▶ **What is needed**
Leave out the pictures, and return only the lines running from the one that contains "Write a Python script that recreates this chart with Altair." to the one that contains "HOURS = list(range(0, 337, 2))", both included, exactly as they appear.
--------------------
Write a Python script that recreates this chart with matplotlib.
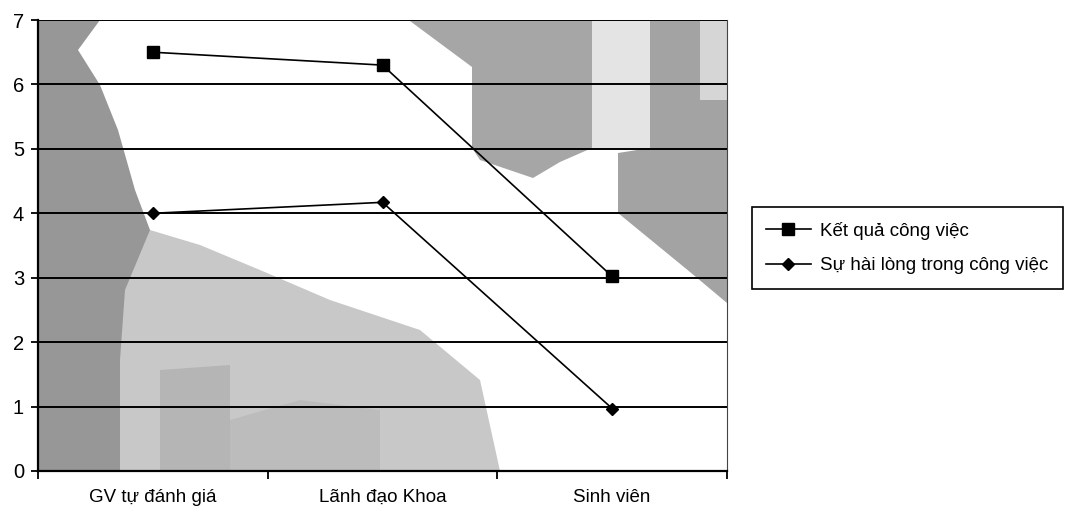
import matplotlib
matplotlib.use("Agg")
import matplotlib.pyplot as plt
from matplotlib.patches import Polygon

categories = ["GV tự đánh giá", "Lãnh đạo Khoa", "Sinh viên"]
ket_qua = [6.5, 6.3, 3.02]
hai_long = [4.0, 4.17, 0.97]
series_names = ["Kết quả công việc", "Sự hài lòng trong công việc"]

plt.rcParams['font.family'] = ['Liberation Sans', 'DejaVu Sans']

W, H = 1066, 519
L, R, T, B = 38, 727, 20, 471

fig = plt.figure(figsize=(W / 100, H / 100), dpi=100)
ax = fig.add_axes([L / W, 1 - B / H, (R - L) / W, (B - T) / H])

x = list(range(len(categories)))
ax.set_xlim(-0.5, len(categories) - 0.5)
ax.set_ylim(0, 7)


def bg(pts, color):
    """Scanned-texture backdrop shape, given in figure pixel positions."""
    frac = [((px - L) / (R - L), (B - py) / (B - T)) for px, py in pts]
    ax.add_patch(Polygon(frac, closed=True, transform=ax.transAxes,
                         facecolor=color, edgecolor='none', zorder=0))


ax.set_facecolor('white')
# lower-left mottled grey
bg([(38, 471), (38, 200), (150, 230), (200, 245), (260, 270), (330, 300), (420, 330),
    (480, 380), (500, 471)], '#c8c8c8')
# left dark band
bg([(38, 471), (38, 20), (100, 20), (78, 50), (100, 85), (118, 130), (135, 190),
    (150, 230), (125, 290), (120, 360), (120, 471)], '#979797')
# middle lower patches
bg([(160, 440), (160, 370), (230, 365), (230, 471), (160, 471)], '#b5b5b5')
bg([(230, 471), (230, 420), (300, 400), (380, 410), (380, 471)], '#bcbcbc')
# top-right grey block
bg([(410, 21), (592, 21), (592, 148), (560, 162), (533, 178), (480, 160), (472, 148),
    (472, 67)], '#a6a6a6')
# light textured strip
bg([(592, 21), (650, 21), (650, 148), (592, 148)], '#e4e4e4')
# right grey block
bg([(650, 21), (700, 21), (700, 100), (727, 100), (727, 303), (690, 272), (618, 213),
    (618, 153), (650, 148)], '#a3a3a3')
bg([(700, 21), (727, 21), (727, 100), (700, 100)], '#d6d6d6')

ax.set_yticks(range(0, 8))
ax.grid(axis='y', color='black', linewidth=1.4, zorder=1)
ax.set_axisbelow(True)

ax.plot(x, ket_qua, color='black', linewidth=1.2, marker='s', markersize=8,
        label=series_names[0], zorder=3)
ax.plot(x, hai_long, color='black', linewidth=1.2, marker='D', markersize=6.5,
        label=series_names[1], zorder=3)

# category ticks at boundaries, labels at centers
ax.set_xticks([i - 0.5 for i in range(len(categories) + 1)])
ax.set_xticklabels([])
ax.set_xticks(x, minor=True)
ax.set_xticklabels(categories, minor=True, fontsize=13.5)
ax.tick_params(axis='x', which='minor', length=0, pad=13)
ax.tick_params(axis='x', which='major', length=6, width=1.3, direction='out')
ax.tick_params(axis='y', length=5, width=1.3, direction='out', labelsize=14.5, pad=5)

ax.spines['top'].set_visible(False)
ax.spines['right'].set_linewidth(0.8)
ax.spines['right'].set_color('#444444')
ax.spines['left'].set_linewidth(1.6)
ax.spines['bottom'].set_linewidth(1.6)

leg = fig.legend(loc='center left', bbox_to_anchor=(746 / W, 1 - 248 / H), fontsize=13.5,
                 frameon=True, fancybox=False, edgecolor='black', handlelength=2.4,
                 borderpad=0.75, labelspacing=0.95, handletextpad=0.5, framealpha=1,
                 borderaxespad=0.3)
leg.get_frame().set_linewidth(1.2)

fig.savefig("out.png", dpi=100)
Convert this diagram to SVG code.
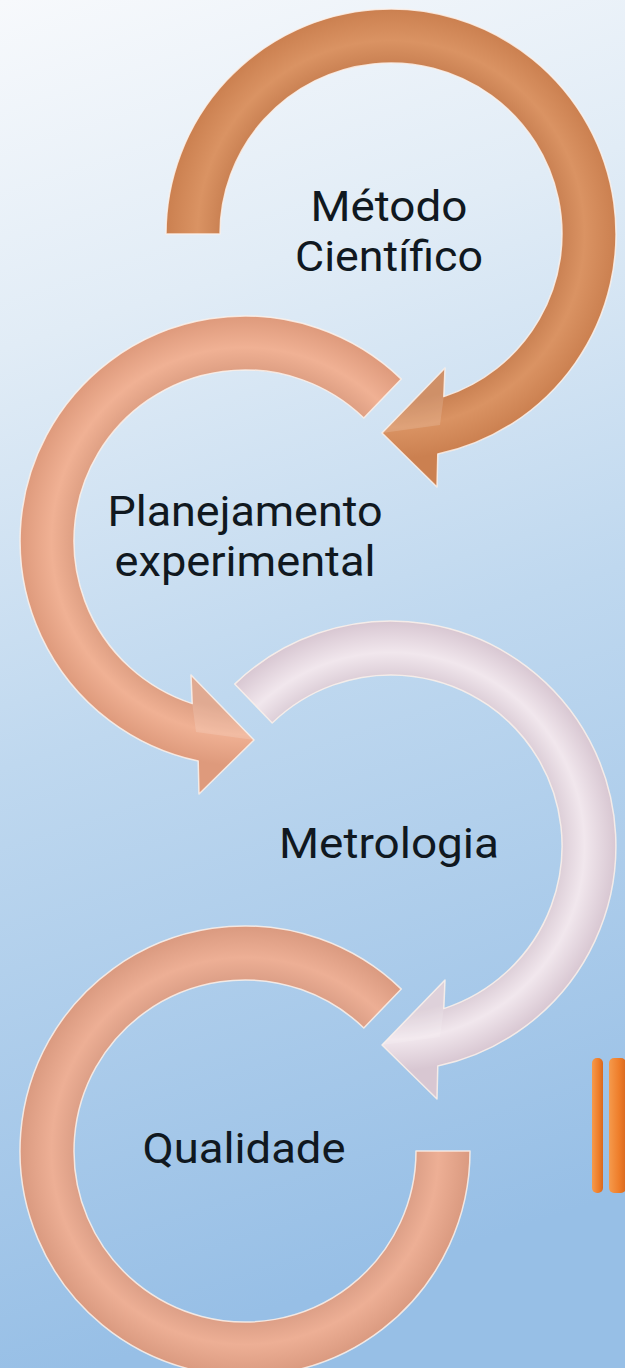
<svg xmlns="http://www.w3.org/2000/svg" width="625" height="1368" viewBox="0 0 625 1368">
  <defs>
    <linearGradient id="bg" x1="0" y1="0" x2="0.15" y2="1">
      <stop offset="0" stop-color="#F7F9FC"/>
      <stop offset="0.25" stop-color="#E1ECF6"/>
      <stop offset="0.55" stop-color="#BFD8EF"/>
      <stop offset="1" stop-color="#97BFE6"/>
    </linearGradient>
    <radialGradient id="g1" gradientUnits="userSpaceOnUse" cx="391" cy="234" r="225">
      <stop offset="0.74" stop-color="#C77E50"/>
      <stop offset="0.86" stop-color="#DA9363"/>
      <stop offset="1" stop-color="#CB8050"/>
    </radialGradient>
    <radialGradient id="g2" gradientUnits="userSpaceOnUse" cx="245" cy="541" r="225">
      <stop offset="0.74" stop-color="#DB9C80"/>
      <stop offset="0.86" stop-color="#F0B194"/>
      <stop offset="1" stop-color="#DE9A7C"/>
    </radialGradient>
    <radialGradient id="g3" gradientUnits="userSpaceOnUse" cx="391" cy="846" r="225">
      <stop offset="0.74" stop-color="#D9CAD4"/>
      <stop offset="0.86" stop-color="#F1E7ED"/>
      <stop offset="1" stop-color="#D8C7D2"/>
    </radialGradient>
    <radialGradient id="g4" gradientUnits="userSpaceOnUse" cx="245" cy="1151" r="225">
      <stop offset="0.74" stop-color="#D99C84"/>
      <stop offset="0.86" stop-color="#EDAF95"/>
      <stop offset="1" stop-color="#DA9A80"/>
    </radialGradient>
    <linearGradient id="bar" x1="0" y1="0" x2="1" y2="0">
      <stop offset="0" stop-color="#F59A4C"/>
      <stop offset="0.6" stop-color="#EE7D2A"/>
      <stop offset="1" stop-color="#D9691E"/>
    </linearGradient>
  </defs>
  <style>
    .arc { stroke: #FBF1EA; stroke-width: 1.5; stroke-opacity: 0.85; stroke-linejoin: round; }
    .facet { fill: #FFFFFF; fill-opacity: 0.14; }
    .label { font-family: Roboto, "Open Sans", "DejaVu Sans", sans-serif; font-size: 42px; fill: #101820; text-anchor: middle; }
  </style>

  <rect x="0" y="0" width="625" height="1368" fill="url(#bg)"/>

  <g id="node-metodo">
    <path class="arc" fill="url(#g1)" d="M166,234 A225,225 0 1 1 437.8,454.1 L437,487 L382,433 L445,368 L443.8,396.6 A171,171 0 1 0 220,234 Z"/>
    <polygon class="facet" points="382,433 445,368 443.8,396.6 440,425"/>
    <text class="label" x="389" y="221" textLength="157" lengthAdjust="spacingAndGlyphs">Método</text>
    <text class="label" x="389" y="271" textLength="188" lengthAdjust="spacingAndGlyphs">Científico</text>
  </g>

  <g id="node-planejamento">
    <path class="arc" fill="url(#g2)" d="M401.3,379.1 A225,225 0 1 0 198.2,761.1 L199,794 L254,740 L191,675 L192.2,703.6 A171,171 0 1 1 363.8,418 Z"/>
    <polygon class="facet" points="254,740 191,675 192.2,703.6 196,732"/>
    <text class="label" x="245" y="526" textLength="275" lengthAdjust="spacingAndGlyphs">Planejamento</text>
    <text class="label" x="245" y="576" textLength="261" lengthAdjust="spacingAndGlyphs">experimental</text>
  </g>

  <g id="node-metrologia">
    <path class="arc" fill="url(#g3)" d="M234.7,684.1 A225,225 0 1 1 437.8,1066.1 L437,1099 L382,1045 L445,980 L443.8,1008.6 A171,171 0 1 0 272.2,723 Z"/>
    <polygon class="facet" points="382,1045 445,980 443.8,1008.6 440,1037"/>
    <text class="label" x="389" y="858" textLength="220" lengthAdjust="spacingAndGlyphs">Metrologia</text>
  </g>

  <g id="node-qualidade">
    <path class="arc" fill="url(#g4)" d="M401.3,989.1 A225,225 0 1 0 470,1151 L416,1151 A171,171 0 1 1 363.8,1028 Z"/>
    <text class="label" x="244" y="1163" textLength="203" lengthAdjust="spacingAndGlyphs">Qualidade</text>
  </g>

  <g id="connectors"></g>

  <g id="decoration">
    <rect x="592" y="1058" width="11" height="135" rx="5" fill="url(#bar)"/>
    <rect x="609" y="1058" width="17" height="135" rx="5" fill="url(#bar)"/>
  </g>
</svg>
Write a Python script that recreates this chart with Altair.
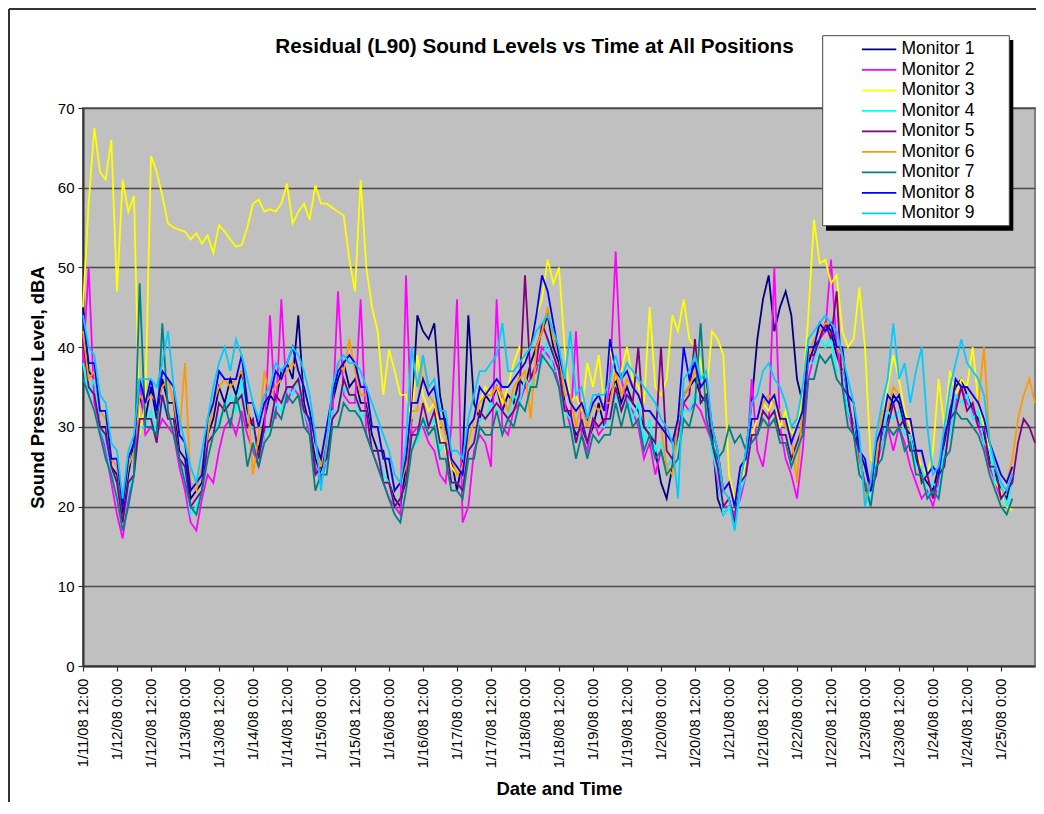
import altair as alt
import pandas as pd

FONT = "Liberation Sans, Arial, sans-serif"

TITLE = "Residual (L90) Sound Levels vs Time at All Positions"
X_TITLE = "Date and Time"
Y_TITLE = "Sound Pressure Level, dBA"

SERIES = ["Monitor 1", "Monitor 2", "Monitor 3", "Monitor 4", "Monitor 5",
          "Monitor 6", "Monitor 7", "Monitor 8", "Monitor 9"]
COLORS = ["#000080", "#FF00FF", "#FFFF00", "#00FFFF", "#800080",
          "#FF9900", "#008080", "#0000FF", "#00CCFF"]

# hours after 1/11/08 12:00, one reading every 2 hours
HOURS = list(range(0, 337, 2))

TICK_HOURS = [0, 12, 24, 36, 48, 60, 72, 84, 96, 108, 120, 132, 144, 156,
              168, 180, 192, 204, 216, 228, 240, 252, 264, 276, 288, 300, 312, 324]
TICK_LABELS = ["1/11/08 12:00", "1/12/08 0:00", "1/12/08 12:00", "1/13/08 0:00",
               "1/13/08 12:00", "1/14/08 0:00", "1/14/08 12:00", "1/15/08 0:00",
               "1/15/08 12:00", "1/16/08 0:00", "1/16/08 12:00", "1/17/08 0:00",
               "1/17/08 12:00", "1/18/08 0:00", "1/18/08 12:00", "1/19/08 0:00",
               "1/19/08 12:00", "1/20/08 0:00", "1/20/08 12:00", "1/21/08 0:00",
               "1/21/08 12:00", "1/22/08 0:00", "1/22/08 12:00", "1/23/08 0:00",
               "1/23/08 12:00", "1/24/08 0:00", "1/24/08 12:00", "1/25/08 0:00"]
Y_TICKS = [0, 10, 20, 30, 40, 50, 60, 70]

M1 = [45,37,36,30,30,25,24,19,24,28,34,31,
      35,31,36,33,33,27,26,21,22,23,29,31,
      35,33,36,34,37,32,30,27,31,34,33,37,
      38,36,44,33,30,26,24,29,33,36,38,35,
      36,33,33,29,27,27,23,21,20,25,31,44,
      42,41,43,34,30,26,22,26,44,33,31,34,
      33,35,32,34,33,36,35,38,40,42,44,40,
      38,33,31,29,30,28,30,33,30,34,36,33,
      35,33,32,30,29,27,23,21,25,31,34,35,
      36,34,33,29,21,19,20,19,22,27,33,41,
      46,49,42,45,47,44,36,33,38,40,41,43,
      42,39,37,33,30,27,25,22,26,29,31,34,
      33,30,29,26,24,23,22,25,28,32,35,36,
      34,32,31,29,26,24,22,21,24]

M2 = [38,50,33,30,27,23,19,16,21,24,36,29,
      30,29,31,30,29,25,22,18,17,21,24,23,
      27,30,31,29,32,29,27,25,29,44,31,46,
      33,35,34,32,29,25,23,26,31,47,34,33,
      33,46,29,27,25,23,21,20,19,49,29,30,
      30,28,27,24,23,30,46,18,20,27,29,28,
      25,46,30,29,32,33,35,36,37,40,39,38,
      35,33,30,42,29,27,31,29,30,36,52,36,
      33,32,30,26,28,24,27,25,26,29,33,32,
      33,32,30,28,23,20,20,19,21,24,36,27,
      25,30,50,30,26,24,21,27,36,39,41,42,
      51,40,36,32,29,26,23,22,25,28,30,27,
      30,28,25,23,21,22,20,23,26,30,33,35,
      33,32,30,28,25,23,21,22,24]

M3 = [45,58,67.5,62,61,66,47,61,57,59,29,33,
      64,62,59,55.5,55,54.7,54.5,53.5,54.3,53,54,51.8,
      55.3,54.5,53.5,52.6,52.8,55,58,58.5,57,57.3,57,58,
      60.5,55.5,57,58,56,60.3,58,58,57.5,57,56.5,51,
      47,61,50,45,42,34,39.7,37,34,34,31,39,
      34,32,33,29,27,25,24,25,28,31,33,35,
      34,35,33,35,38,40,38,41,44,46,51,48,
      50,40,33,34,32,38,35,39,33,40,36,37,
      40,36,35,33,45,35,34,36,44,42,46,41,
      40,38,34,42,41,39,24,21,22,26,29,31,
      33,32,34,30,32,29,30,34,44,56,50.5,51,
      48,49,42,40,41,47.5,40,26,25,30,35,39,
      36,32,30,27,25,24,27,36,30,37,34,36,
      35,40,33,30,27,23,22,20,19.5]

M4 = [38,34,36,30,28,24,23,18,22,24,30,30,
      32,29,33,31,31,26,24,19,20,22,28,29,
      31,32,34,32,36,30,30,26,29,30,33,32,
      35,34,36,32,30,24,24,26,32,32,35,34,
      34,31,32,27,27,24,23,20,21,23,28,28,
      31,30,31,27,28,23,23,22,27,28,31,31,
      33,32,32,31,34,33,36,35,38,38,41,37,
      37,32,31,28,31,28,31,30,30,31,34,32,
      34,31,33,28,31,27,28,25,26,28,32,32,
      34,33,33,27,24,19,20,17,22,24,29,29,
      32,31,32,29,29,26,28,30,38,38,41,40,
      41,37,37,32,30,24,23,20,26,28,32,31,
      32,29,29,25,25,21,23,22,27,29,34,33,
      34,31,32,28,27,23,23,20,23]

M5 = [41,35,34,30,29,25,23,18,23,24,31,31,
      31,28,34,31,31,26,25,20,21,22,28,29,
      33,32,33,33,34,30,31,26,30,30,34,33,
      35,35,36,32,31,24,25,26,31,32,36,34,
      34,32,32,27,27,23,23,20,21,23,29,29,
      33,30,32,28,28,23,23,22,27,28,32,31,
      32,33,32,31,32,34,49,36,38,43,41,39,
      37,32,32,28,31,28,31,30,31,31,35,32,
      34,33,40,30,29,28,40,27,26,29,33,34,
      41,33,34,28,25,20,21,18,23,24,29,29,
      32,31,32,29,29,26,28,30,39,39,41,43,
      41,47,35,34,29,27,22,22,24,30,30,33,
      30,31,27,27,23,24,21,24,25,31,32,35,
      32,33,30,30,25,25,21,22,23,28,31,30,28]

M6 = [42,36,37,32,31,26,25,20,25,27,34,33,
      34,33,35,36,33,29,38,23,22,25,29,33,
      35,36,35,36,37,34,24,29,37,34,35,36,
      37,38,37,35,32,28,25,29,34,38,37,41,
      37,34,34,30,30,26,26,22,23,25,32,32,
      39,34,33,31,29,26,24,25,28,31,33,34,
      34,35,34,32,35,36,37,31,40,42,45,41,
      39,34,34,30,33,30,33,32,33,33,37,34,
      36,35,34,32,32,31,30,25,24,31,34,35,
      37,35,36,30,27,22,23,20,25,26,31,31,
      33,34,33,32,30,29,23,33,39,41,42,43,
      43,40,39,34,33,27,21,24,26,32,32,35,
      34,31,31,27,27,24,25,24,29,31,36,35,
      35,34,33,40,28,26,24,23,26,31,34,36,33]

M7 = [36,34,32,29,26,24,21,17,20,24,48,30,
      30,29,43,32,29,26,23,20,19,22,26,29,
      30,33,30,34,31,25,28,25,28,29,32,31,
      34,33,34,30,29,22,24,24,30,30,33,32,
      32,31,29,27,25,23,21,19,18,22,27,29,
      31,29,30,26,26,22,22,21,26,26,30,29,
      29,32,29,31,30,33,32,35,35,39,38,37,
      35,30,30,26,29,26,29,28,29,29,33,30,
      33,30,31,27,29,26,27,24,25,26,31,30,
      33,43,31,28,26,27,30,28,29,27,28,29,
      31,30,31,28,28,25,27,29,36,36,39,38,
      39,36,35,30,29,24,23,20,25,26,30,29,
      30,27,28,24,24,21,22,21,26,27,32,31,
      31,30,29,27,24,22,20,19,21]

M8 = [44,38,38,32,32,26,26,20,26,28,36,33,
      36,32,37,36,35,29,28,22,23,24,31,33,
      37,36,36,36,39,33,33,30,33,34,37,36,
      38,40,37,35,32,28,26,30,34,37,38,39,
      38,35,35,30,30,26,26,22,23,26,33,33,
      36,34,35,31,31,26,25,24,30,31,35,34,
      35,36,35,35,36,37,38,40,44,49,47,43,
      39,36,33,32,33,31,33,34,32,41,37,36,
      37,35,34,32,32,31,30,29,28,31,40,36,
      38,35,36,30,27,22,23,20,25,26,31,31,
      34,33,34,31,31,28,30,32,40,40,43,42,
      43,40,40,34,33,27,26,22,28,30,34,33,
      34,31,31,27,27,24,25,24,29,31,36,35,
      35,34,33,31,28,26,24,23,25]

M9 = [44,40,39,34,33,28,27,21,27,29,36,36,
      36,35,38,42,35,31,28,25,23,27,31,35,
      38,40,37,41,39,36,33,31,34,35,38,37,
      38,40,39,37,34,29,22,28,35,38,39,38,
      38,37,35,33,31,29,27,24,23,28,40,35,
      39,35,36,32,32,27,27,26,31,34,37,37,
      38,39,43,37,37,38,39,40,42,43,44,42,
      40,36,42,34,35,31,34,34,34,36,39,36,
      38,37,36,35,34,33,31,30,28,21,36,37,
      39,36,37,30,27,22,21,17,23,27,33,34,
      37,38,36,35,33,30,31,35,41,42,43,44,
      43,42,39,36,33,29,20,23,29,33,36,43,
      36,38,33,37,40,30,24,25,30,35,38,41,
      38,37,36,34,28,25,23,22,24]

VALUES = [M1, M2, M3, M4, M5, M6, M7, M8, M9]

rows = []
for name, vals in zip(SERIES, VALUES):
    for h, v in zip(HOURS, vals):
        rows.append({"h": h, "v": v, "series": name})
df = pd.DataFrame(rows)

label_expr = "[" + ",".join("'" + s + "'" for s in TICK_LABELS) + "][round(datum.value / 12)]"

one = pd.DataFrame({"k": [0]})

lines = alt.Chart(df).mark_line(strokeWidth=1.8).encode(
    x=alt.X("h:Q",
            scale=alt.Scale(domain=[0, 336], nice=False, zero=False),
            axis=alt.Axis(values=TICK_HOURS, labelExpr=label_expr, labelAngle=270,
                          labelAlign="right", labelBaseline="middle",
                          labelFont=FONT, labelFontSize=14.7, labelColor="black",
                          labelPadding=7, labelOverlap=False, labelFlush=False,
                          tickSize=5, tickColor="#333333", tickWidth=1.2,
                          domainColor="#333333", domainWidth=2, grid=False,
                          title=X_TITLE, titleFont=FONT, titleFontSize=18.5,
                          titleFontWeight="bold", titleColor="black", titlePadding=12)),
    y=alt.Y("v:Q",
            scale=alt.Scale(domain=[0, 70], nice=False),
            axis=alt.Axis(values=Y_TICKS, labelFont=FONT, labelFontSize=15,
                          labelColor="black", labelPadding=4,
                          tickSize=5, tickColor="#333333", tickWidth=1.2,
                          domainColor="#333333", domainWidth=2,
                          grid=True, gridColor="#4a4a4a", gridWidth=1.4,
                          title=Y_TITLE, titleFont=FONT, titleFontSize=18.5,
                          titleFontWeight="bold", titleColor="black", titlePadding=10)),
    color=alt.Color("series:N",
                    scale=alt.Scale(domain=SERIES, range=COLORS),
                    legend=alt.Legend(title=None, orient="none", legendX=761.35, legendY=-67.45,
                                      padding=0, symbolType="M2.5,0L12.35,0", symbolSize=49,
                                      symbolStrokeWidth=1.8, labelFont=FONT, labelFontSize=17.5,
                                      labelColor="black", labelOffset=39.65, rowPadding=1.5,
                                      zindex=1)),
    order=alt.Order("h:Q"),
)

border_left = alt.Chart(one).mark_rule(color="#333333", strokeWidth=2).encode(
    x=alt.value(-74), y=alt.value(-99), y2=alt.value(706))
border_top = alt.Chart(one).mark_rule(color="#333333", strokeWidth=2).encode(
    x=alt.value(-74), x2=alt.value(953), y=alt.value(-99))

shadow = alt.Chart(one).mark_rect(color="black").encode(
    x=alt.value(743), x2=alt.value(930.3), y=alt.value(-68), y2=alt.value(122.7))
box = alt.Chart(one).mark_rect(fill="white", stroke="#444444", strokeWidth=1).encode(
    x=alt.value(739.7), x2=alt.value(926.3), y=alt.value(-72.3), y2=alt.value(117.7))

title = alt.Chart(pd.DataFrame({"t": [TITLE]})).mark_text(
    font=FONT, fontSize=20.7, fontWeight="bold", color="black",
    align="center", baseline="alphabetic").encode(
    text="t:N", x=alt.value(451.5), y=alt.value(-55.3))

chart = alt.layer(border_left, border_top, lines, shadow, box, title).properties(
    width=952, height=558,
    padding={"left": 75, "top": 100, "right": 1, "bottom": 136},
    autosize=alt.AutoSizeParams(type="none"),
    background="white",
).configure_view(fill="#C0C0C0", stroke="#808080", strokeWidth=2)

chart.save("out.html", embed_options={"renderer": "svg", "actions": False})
--------------------
▶ **Exercise solution**
Write a Python script that recreates this chart with Altair.
import altair as alt
import pandas as pd

FONT = "Liberation Sans, Arial, sans-serif"

TITLE = "Residual (L90) Sound Levels vs Time at All Positions"
X_TITLE = "Date and Time"
Y_TITLE = "Sound Pressure Level, dBA"

SERIES = ["Monitor 1", "Monitor 2", "Monitor 3", "Monitor 4", "Monitor 5",
          "Monitor 6", "Monitor 7", "Monitor 8", "Monitor 9"]
COLORS = ["#000080", "#FF00FF", "#FFFF00", "#00FFFF", "#800080",
          "#FF9900", "#008080", "#0000FF", "#00CCFF"]

# hours after 1/11/08 12:00, one reading every 2 hours
HOURS = list(range(0, 337, 2))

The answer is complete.